In their book “Getting to Yes: Negotiating Agreement Without Giving In,” Roger Fisher, Bruce Patton and William Ury of the Harvard Negotiation Project argue that navigating through gridlock requires that both sides avoid bargaining over positions.
Positional bargaining, as we saw during the “fiscal cliff” standoff, occurs when two sides close-mindedly demand what they want and refuse to consider any reasonable alternatives.
Instead of looking at positions alone, the method endorsed in “Getting to Yes” focuses on the interests that underlie one’s position. By not emphasizing what each side wants, but by concentrating on why they want it, both sides are better prepared to consider innovative ways to obtain that interest.

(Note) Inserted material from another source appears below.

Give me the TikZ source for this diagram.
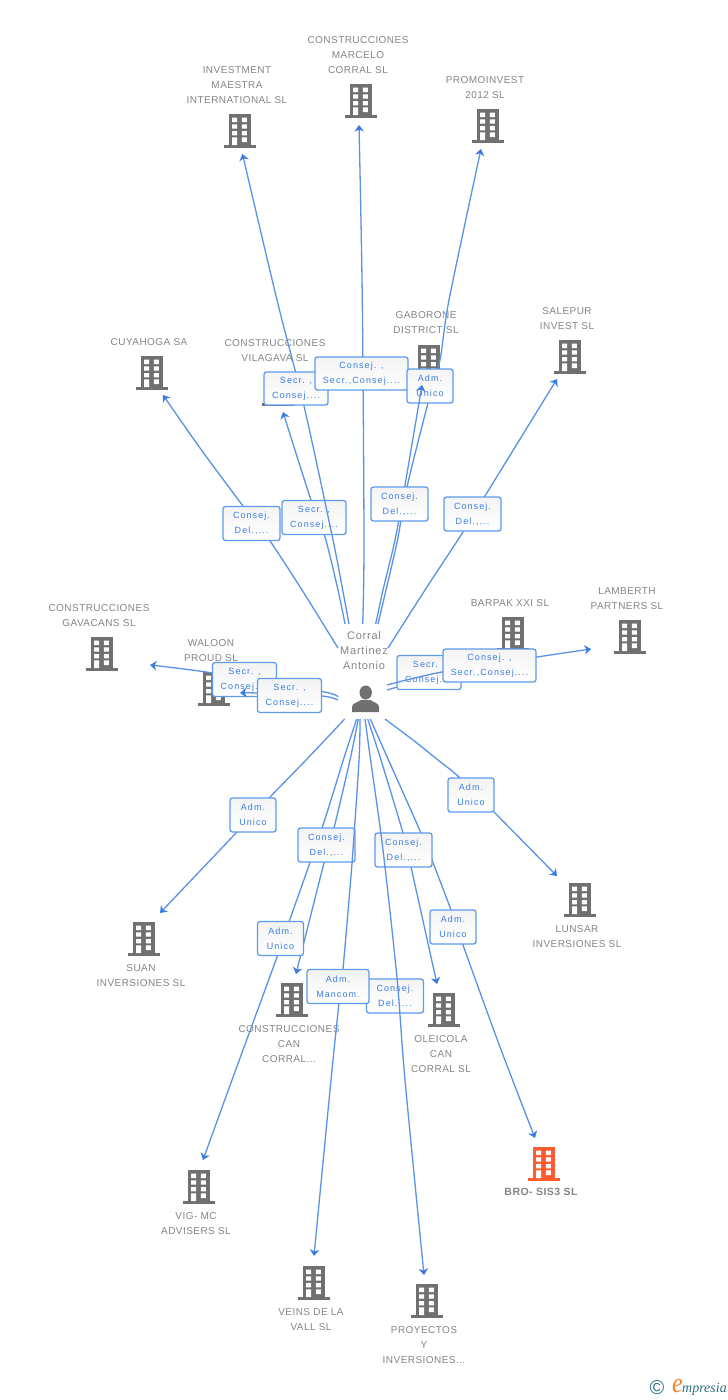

Congress must pursue an interest-based solution that encourages pass-through businesses to hire by giving them an option to essentially keep the 35 percent rate.
To accomplish this, Congress needs to establish a tax credit that is capped at the lesser of new employees’ salaries or 4.6 percent of the employer’s taxable income in the top marginal tax bracket. This legislation should:
- Ensure that the new employees were part-time or unemployed just prior to hiring;
- Pay the credit pro-rata according to the new employees’ period of employment during each taxable year to incentivize retention; and
- Expire at the end of 2014, at which time Congress can consider renewing it or gradually phasing it out, depending on the unemployment rate at the time.
This tax credit for pass-through businesses that hire would raise revenue by getting the new employees off government assistance, while preventing new graduates from ever relying on it, and allow them to become contributing taxpayers.
Meanwhile, non-hiring pass-through businesses with equity holders in the top bracket can help provide revenue to reduce the deficit by paying the higher 39.6 percent rate. Pass-through businesses with no equity holders in the top bracket are unaffected because they were not hit with an increase in their marginal tax rates this year.
Thus, this tax credit would successfully reconcile the interests of spurring job growth, creating opportunities for new graduates, paying down the deficit, and ensuring that the wealthy pay their “fair share.”
Although compromise is never easy, it is now necessary because neither party has enough leverage to strong-arm the other. Our new tax laws will perpetuate high unemployment rates in Missouri unless both parties work together to smooth over the detrimental kinks.
If Republicans and Democrats fail to raise their standards, then so will the next generation of Missouri college graduates who are tragically coming to accept the unemployment line as “normal.”
Daniel C. Willingham is an attorney at Husch Blackwell in St. Louis.